How should we define a public service, especially when government is privatising its provision so enthusiastically? Poonam Joshi of Amnesty, which has been leading the campaign on trafficked women, says that “The Government is not providing adequate resources and I am concerned that women are being referred to organisations that may not have the level of expertise or experience in protecting and supporting women whose rights have been so severely abused.”
In its 2007 report Quality and Equality: Human Rights, Public Services and Religious Organisations, the British Humanist Association warns of the dangers inherent in the involvement of faith groups in service provision: employment legislation allows faith groups to discriminate on the grounds of sexual orientation and religious belief in certain circumstances; there is a potential for discrimination against service users of different faiths; and the possibility of lower standards of service or the non-availability of those services which conflict with religious principles such as the right to life. The report defined public services as those which were government funded. However, given that public authorities like the police and social services regularly refer trafficked women to faith-based organisations, there are strong grounds to extend the definition of a “public” service to cover such provision so that they can be held accountable.

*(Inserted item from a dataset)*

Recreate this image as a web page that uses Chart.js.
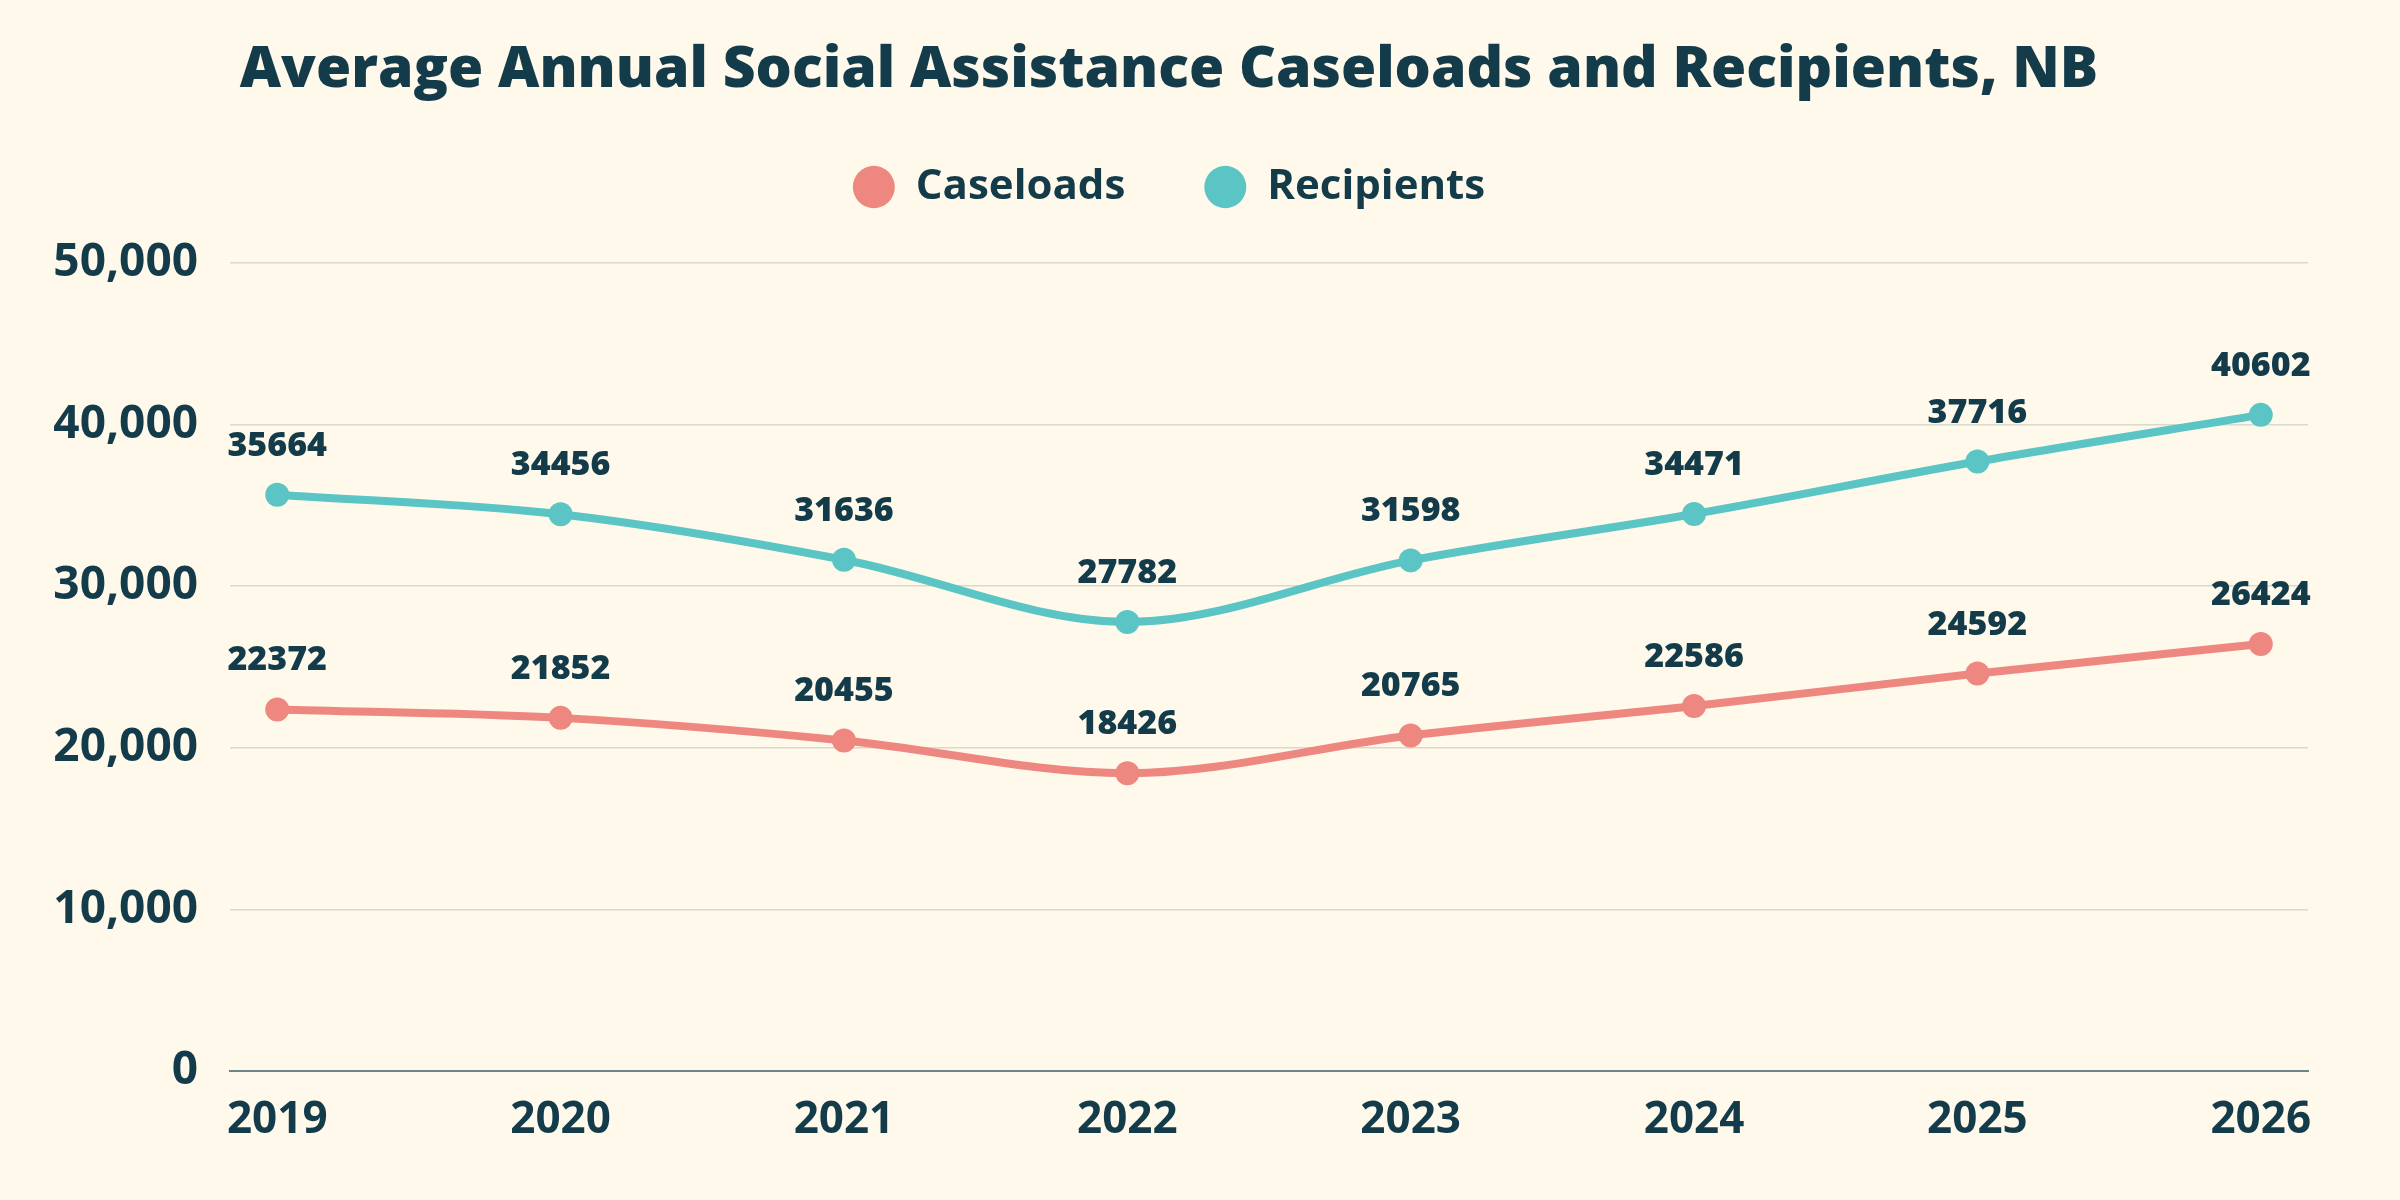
<!DOCTYPE html>
<html>
<head>
<meta charset="utf-8">
<script src="https://cdn.jsdelivr.net/npm/chart.js@4"></script>
<style>
  html, body { margin: 0; padding: 0; background: #fef9ea; }
  #chart { display: block; }
</style>
</head>
<body>
<canvas id="chart" width="2400" height="1200"></canvas>
<script>
// values
const years = [2019, 2020, 2021, 2022, 2023, 2024, 2025, 2026];
const caseloads = [22372, 21852, 20455, 18426, 20765, 22586, 24592, 26424];
const recipients = [35664, 34456, 31636, 27782, 31598, 34471, 37716, 40602];
const yTicks = [0, 10000, 20000, 30000, 40000, 50000];

const ink = '#133b4a';
const fontName = '"Open Sans", "Noto Sans", sans-serif';

function toPoints(values) {
    return years.map((yr, i) => ({x: yr, y: values[i]}));
}

// value labels above each point
const valueLabels = {
    id: 'valueLabels',
    afterDatasetsDraw(chart) {
        const c = chart.ctx;
        c.save();
        c.font = '800 34px ' + fontName;
        c.fillStyle = ink;
        c.textAlign = 'center';
        c.textBaseline = 'alphabetic';
        chart.data.datasets.forEach((ds, di) => {
            chart.getDatasetMeta(di).data.forEach((pt, i) => {
                c.fillText(String(ds.data[i].y), pt.x, pt.y - 39);
            });
        });
        c.restore();
    }
};

const ctx = document.getElementById('chart');
const lineChart = new Chart(ctx, {
    type: 'line',
    data: {
        datasets: [{
            label: 'Caseloads',
            data: toPoints(caseloads),
            borderColor: '#ee8780',
            backgroundColor: '#ee8780',
            borderWidth: 8,
            pointRadius: 12,
            pointBorderWidth: 0,
            cubicInterpolationMode: 'monotone',
            xAxisID: 'x',
            yAxisID: 'y'
        }, {
            label: 'Recipients',
            data: toPoints(recipients),
            borderColor: '#5ac5c4',
            backgroundColor: '#5ac5c4',
            borderWidth: 8,
            pointRadius: 12,
            pointBorderWidth: 0,
            cubicInterpolationMode: 'monotone',
            xAxisID: 'x',
            yAxisID: 'y'
        }]
    },
    options: {
        responsive: false,
        devicePixelRatio: 1,
        animation: false,
        events: [],
        layout: {
            padding: {left: 30, right: 92, top: 0, bottom: 0}
        },
        plugins: {
            title: {
                display: true,
                text: 'Average Annual Social Assistance Caseloads and Recipients, NB',
                color: ink,
                font: {family: fontName, size: 57, weight: '800', lineHeight: 1},
                padding: {top: 42, bottom: -12}
            },
            legend: {
                display: true,
                position: 'top',
                labels: {
                    color: ink,
                    font: {family: fontName, size: 42, weight: '700'},
                    usePointStyle: true,
                    pointStyle: 'circle',
                    boxHeight: 30,
                    boxWidth: 42,
                    pointStyleWidth: 42,
                    padding: 79
                }
            },
            tooltip: {enabled: false}
        },
        scales: {
            x: {
                type: 'linear',
                position: 'bottom',
                min: years[0] - 1 / 6,
                max: years[years.length - 1] + 1 / 6,
                grid: {display: false},
                border: {display: true, color: '#6f8585', width: 2},
                ticks: {
                    color: ink,
                    padding: 15,
                    font: {family: fontName, size: 44, weight: 'bold'},
                    callback: (v) => String(v)
                },
                afterBuildTicks(scale) {
                    scale.ticks = years.map(v => ({value: v}));
                },
                afterFit(scale) {
                    scale.height = 129;
                }
            },
            // empty band between the legend and the plot
            xSpace: {
                type: 'linear',
                position: 'top',
                display: true,
                grid: {display: false},
                border: {display: false},
                ticks: {display: false},
                afterFit(scale) {
                    scale.height = 45;
                }
            },
            y: {
                type: 'linear',
                min: 0,
                max: 50000,
                border: {display: false},
                grid: {
                    drawTicks: false,
                    lineWidth: 1.5,
                    color: (c) => c.tick && c.tick.value === 0 ? 'rgba(0,0,0,0)' : '#d9dacc'
                },
                ticks: {
                    color: ink,
                    padding: 32,
                    font: {family: fontName, size: 46, weight: 'bold'},
                    callback: (v) => v.toLocaleString('en-US')
                },
                afterBuildTicks(scale) {
                    scale.ticks = yTicks.map(v => ({value: v}));
                },
                afterFit(scale) {
                    scale.width = 200;
                }
            }
        }
    },
    plugins: [valueLabels]
});
</script>
</body>
</html>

It’s unlikely that organisations like CHASTE would survive the kind of scrutiny expected of the public sector. But even if they were to become accountable, would it be appropriate for them to be involved in the provision of these services? The answer has to be a resounding “no”. Women should not have to rely on the “charity” of religious institutions to meet their human rights. It’s a responsibility the government must urgently address. Or more women like Anna and Manjeet will continue to be thrown at to mercy of churches, mosques and temples when they are at their most vulnerable.
Correction: This article contains a correction from the original print version in the Jan/Feb 2009 issue of New Humanist.